Jan 9, 2009

What Makes Pastors Unhealthy?

I came across a fairly recent article by Little, Simmons, and Nelson (2007) in the Journal of Management Studies (one of the top management journals in the world) which reported a study on the leaders' psychological health. The title of the article is Health Among Leaders: Positive and Negative Affect, Engagement, and Burnout, Forgiveness, and Revenge. What is unique about the study is that it utilized pastors as its sample.

Ninety four all-male pastors from various congregations belonging to a denomination in a five-state region in the US participated and completed the survey questionnaire. Nearly 40% were senior pastors; the rest were pastors, exec pastors, worship pastors, youth pastors, etc. Hierarchical regression analyses were employed to analyze the data obtained from completed questionnaires which measure family-work conflict (family interferes with work-related responsibilities), work-family conflict (work interferes with family-related responsibilities), negative affect, positive affect, burnout, engagement, revenge behavior, forgiveness behavior, and perception of health.

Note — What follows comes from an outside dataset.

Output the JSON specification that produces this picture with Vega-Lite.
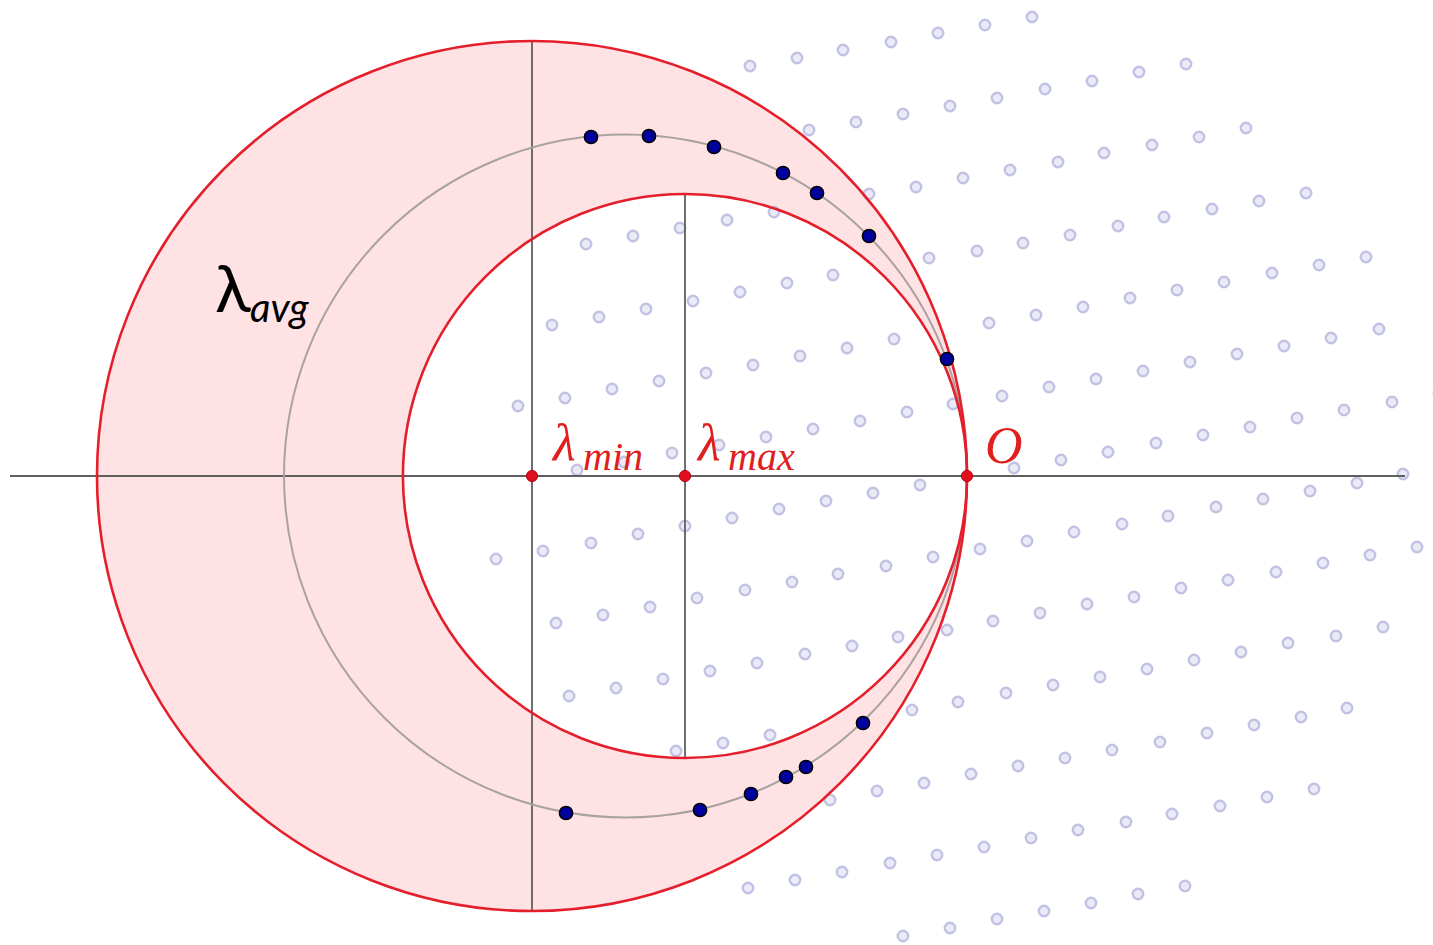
{
  "$schema": "https://vega.github.io/schema/vega-lite/v6.json",
  "width": 1433,
  "height": 945,
  "padding": 0,
  "autosize": {"type": "none"},
  "background": "white",
  "config": {"view": {"stroke": null}},
  "datasets": {
    "circles": [
      {"name": "outer", "x": -4.35, "y": 0, "r": 4.35},
      {"name": "inner", "x": -2.82, "y": 0, "r": 2.82},
      {"name": "avg", "x": -3.415, "y": 0, "r": 3.415}
    ],
    "segments": [
      {"x": -9.57, "y": 0, "x2": 4.38, "y2": 0},
      {"x": -4.35, "y": 4.34, "x2": -4.35, "y2": -4.35},
      {"x": -2.82, "y": 2.81, "x2": -2.82, "y2": -2.81}
    ],
    "field": [
      {"x": -2.17, "y": 4.10}, {"x": -1.70, "y": 4.18}, {"x": -1.24, "y": 4.26}, {"x": -0.76, "y": 4.34}, {"x": -0.29, "y": 4.43}, {"x": 0.18, "y": 4.51}, {"x": 0.65, "y": 4.59},
      {"x": -1.58, "y": 3.46}, {"x": -1.11, "y": 3.54}, {"x": -0.64, "y": 3.62}, {"x": -0.17, "y": 3.70}, {"x": 0.30, "y": 3.78}, {"x": 0.78, "y": 3.87}, {"x": 1.25, "y": 3.95}, {"x": 1.72, "y": 4.04}, {"x": 2.19, "y": 4.12},
      {"x": -3.81, "y": 2.32}, {"x": -3.34, "y": 2.40}, {"x": -2.87, "y": 2.48}, {"x": -2.40, "y": 2.56}, {"x": -1.93, "y": 2.64}, {"x": -0.98, "y": 2.82}, {"x": -0.51, "y": 2.89}, {"x": -0.04, "y": 2.98}, {"x": 0.43, "y": 3.06}, {"x": 0.91, "y": 3.14}, {"x": 1.37, "y": 3.23}, {"x": 1.85, "y": 3.31}, {"x": 2.32, "y": 3.39}, {"x": 2.79, "y": 3.48},
      {"x": -4.15, "y": 1.51}, {"x": -3.68, "y": 1.59}, {"x": -3.21, "y": 1.67}, {"x": -2.74, "y": 1.75}, {"x": -2.27, "y": 1.84}, {"x": -1.80, "y": 1.93}, {"x": -1.34, "y": 2.01}, {"x": -0.38, "y": 2.18}, {"x": 0.10, "y": 2.25}, {"x": 0.56, "y": 2.33}, {"x": 1.03, "y": 2.41}, {"x": 1.51, "y": 2.50}, {"x": 1.97, "y": 2.59}, {"x": 2.45, "y": 2.67}, {"x": 2.92, "y": 2.75}, {"x": 3.39, "y": 2.83},
      {"x": -4.49, "y": 0.70}, {"x": -4.02, "y": 0.78}, {"x": -3.55, "y": 0.87}, {"x": -3.08, "y": 0.95}, {"x": -2.61, "y": 1.03}, {"x": -2.14, "y": 1.11}, {"x": -1.67, "y": 1.20}, {"x": -1.20, "y": 1.28}, {"x": -0.73, "y": 1.37}, {"x": 0.22, "y": 1.53}, {"x": 0.69, "y": 1.61}, {"x": 1.16, "y": 1.69}, {"x": 1.63, "y": 1.78}, {"x": 2.10, "y": 1.86}, {"x": 2.57, "y": 1.94}, {"x": 3.05, "y": 2.03}, {"x": 3.52, "y": 2.11}, {"x": 3.99, "y": 2.19},
      {"x": -3.90, "y": 0.06}, {"x": -3.43, "y": 0.14}, {"x": -2.95, "y": 0.23}, {"x": -2.48, "y": 0.31}, {"x": -2.01, "y": 0.39}, {"x": -1.54, "y": 0.47}, {"x": -1.07, "y": 0.55}, {"x": -0.60, "y": 0.64}, {"x": -0.14, "y": 0.72}, {"x": 0.35, "y": 0.80}, {"x": 0.82, "y": 0.89}, {"x": 1.29, "y": 0.97}, {"x": 1.76, "y": 1.05}, {"x": 2.23, "y": 1.14}, {"x": 2.70, "y": 1.22}, {"x": 3.17, "y": 1.30}, {"x": 3.64, "y": 1.38}, {"x": 4.12, "y": 1.47},
      {"x": -4.71, "y": -0.83}, {"x": -4.24, "y": -0.75}, {"x": -3.76, "y": -0.67}, {"x": -3.29, "y": -0.58}, {"x": -2.82, "y": -0.50}, {"x": -2.35, "y": -0.42}, {"x": -1.88, "y": -0.33}, {"x": -1.41, "y": -0.25}, {"x": -0.94, "y": -0.17}, {"x": -0.47, "y": -0.09}, {"x": 0.47, "y": 0.08}, {"x": 0.94, "y": 0.16}, {"x": 1.41, "y": 0.24}, {"x": 1.89, "y": 0.33}, {"x": 2.36, "y": 0.41}, {"x": 2.83, "y": 0.49}, {"x": 3.30, "y": 0.58}, {"x": 3.77, "y": 0.66}, {"x": 4.25, "y": 0.74}, {"x": 4.72, "y": 0.83},
      {"x": -4.11, "y": -1.47}, {"x": -3.64, "y": -1.39}, {"x": -3.17, "y": -1.31}, {"x": -2.70, "y": -1.22}, {"x": -2.22, "y": -1.14}, {"x": -1.75, "y": -1.06}, {"x": -1.29, "y": -0.98}, {"x": -0.81, "y": -0.90}, {"x": -0.34, "y": -0.81}, {"x": 0.13, "y": -0.73}, {"x": 0.60, "y": -0.65}, {"x": 1.07, "y": -0.56}, {"x": 1.55, "y": -0.48}, {"x": 2.01, "y": -0.40}, {"x": 2.49, "y": -0.31}, {"x": 2.96, "y": -0.23}, {"x": 3.43, "y": -0.15}, {"x": 3.90, "y": -0.07}, {"x": 4.36, "y": 0.02},
      {"x": -3.98, "y": -2.20}, {"x": -3.51, "y": -2.12}, {"x": -3.04, "y": -2.03}, {"x": -2.57, "y": -1.95}, {"x": -2.10, "y": -1.87}, {"x": -1.62, "y": -1.78}, {"x": -1.15, "y": -1.70}, {"x": -0.69, "y": -1.61}, {"x": -0.20, "y": -1.54}, {"x": 0.26, "y": -1.45}, {"x": 0.73, "y": -1.37}, {"x": 1.20, "y": -1.28}, {"x": 1.67, "y": -1.21}, {"x": 2.14, "y": -1.12}, {"x": 2.61, "y": -1.04}, {"x": 3.09, "y": -0.96}, {"x": 3.56, "y": -0.87}, {"x": 4.03, "y": -0.79}, {"x": 4.50, "y": -0.71},
      {"x": -2.91, "y": -2.75}, {"x": -2.44, "y": -2.67}, {"x": -1.97, "y": -2.59}, {"x": -0.55, "y": -2.34}, {"x": -0.09, "y": -2.26}, {"x": 0.39, "y": -2.17}, {"x": 0.86, "y": -2.09}, {"x": 1.33, "y": -2.01}, {"x": 1.80, "y": -1.93}, {"x": 2.27, "y": -1.84}, {"x": 2.74, "y": -1.76}, {"x": 3.21, "y": -1.67}, {"x": 3.69, "y": -1.60}, {"x": 4.16, "y": -1.51},
      {"x": -1.37, "y": -3.24}, {"x": -0.90, "y": -3.15}, {"x": -0.43, "y": -3.07}, {"x": 0.04, "y": -2.98}, {"x": 0.51, "y": -2.90}, {"x": 0.98, "y": -2.82}, {"x": 1.45, "y": -2.74}, {"x": 1.93, "y": -2.66}, {"x": 2.40, "y": -2.57}, {"x": 2.87, "y": -2.49}, {"x": 3.34, "y": -2.41}, {"x": 3.80, "y": -2.32},
      {"x": -2.19, "y": -4.12}, {"x": -1.72, "y": -4.04}, {"x": -1.25, "y": -3.96}, {"x": -0.77, "y": -3.87}, {"x": -0.30, "y": -3.79}, {"x": 0.17, "y": -3.71}, {"x": 0.64, "y": -3.62}, {"x": 1.11, "y": -3.54}, {"x": 1.59, "y": -3.46}, {"x": 2.05, "y": -3.38}, {"x": 2.53, "y": -3.30}, {"x": 3.00, "y": -3.21}, {"x": 3.47, "y": -3.13},
      {"x": -0.64, "y": -4.60}, {"x": -0.17, "y": -4.52}, {"x": 0.30, "y": -4.43}, {"x": 0.77, "y": -4.35}, {"x": 1.24, "y": -4.27}, {"x": 1.71, "y": -4.18}, {"x": 2.18, "y": -4.10}
    ],
    "samples": [
      {"x": -3.76, "y": 3.39}, {"x": -3.18, "y": 3.40}, {"x": -2.53, "y": 3.29}, {"x": -1.84, "y": 3.03}, {"x": -1.50, "y": 2.83}, {"x": -0.98, "y": 2.40}, {"x": -0.20, "y": 1.17},
      {"x": -4.01, "y": -3.37}, {"x": -2.67, "y": -3.34}, {"x": -2.16, "y": -3.18}, {"x": -1.81, "y": -3.01}, {"x": -1.61, "y": -2.91}, {"x": -1.04, "y": -2.47}
    ],
    "marks": [
      {"name": "lambda_min", "x": -4.35, "y": 0},
      {"name": "lambda_max", "x": -2.82, "y": 0},
      {"name": "origin", "x": 0, "y": 0}
    ],
    "labels": [
      {"kind": "avg", "main": "λ", "sub": "avg", "x": -7.52, "y": 1.64},
      {"kind": "pt", "main": "λ", "sub": "min", "x": -4.14, "y": 0.16},
      {"kind": "pt", "main": "λ", "sub": "max", "x": -2.69, "y": 0.16},
      {"kind": "pt", "main": "O", "sub": "", "x": 0.18, "y": 0.13}
    ]
  },
  "encoding": {
    "x": {"field": "x", "type": "quantitative", "scale": {"domain": [-9.67, 4.66], "nice": false, "zero": false}, "axis": null},
    "y": {"field": "y", "type": "quantitative", "scale": {"domain": [-4.69, 4.76], "nice": false, "zero": false}, "axis": null}
  },
  "layer": [
    {
      "data": {"name": "circles"},
      "transform": [{"filter": "datum.name === 'outer'"}],
      "mark": {"type": "arc", "theta": 0, "theta2": 6.2832, "fill": "#fee2e4", "stroke": null},
      "encoding": {"radius": {"field": "r", "type": "quantitative", "stack": null, "scale": {"type": "linear", "domain": [0, 1], "range": [0, 100]}}}
    },
    {
      "data": {"name": "circles"},
      "transform": [{"filter": "datum.name === 'inner'"}],
      "mark": {"type": "arc", "theta": 0, "theta2": 6.2832, "fill": "white", "stroke": null},
      "encoding": {"radius": {"field": "r", "type": "quantitative", "stack": null}}
    },
    {
      "data": {"name": "field"},
      "mark": {"type": "point", "shape": "circle", "filled": false, "size": 110, "fill": "#ebebf7", "fillOpacity": 1, "stroke": "#c2c2e4", "strokeWidth": 2.4}
    },
    {
      "data": {"name": "segments"},
      "mark": {"type": "rule", "color": "#5f5f5f", "strokeWidth": 1.8},
      "encoding": {"x2": {"field": "x2"}, "y2": {"field": "y2"}}
    },
    {
      "data": {"name": "circles"},
      "transform": [{"filter": "datum.name === 'avg'"}],
      "mark": {"type": "arc", "theta": 0, "theta2": 6.2832, "fillOpacity": 0, "stroke": "#aaa2a2", "strokeWidth": 2},
      "encoding": {"radius": {"field": "r", "type": "quantitative", "stack": null}}
    },
    {
      "data": {"name": "circles"},
      "transform": [{"filter": "datum.name !== 'avg'"}],
      "mark": {"type": "arc", "theta": 0, "theta2": 6.2832, "fillOpacity": 0, "stroke": "#e41f2b", "strokeWidth": 2.6},
      "encoding": {"radius": {"field": "r", "type": "quantitative", "stack": null}}
    },
    {
      "data": {"name": "samples"},
      "mark": {"type": "point", "shape": "circle", "filled": true, "size": 175, "fill": "#00009c", "fillOpacity": 1, "stroke": "#000000", "strokeWidth": 1.5, "opacity": 1}
    },
    {
      "data": {"name": "marks"},
      "mark": {"type": "point", "shape": "circle", "filled": true, "size": 125, "fill": "#e0101c", "fillOpacity": 1, "stroke": "#b00010", "strokeWidth": 1, "opacity": 1}
    },
    {
      "data": {"name": "labels"},
      "transform": [{"filter": "datum.kind === 'avg'"}],
      "mark": {"type": "text", "align": "left", "baseline": "alphabetic", "font": "Lato", "fontSize": 66, "color": "#000000"},
      "encoding": {"text": {"field": "main"}}
    },
    {
      "data": {"name": "labels"},
      "transform": [{"filter": "datum.kind === 'avg'"}],
      "mark": {"type": "text", "align": "left", "baseline": "alphabetic", "font": "Lato", "fontStyle": "italic", "fontSize": 40, "dx": 35, "dy": 10, "color": "#000000"},
      "encoding": {"text": {"field": "sub"}}
    },
    {
      "data": {"name": "labels"},
      "transform": [{"filter": "datum.kind === 'pt'"}],
      "mark": {"type": "text", "align": "left", "baseline": "alphabetic", "font": "Liberation Serif", "fontStyle": "italic", "fontSize": 52, "color": "#e0201e"},
      "encoding": {"text": {"field": "main"}}
    },
    {
      "data": {"name": "labels"},
      "transform": [{"filter": "datum.kind === 'pt'"}],
      "mark": {"type": "text", "align": "left", "baseline": "alphabetic", "font": "Liberation Serif", "fontStyle": "italic", "fontSize": 40, "dx": 30, "dy": 10, "color": "#e0201e"},
      "encoding": {"text": {"field": "sub"}}
    }
  ]
}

The purpose of the study is to examine the positive psychological state engagement, the negative psychological state burnout, the positive behavior forgiveness, and the negative behavior revenge and their influence on the leaders' health. The study was based on the assumption that the health of a leader has significant effects on the organization, its members, and the leader him/herself.

To cut to the chase, their studies found the following points:

1. Only two of six variables that were hypothesized to predict health (positive affect and revenge behavior) were statistiscally significant predictors of health. What it means is as follows.

2. Positive Affect (PA) was found to be positively and significantly related to health. PA reflects the extent to which a person feels enthusiastic, active, and alert at work and derives pleasure from their general work environment and responsibilities. This study confirmed previous finding that a leader's PA level does affect his or her psychological health and effective functioning.

3. Revenge behavior was another factor that significantly predicts health, but in a negative way. The study used the definion of revenge as "the infliction of harm in return for a perceived wrong" (Bradfield and Aquino, 1999). The pastors were asked to think back over the last six months when another person offended them, then to write a few sentences describing the offence prior to completing the measure on revenge behavior which has the following items:
- I told them something was wrong with them
- I tried to make something bad happen to them
- I did something to make them get what they deserved
- I got even with them
- I prayed for God to deal severely with them

Interestingly, contrary to common belief, burnout was not significantly and negatively related to health. More interestingly, while the pastors in this study engaged in (thankfully) very little revenge behavior, when they did it even in a small degree it had a major negative impact on their health.

Another finding worth considering is that while work-family and family-work conflicts do not have a direct relationship with health, they are positively related to revenge behavior. Thus, when the pastor is being called at night to meet with bereaved families, hence miss his family time, the propensity to engage others in great emotional intensity (revenge) increases. Similarly, when the pastor's child complains that his dad is always absent from his soccer game because of ministry duties, the pastor is likely to respond vengefully towards the child (e.g., "There is nothing I can do about this. I am a pastor - don't you understand?")

The lessons are clear. If pastors want to maintain their psychological health, they need to ensure that (1) they really need to enjoy their work immensely as a matter of delight (not duty) and (2) guard their hearts against the raw emotions that might erupt as a result of the conflicts they have with their family and the congregations no matter how insignificant they may appear to be in the first place.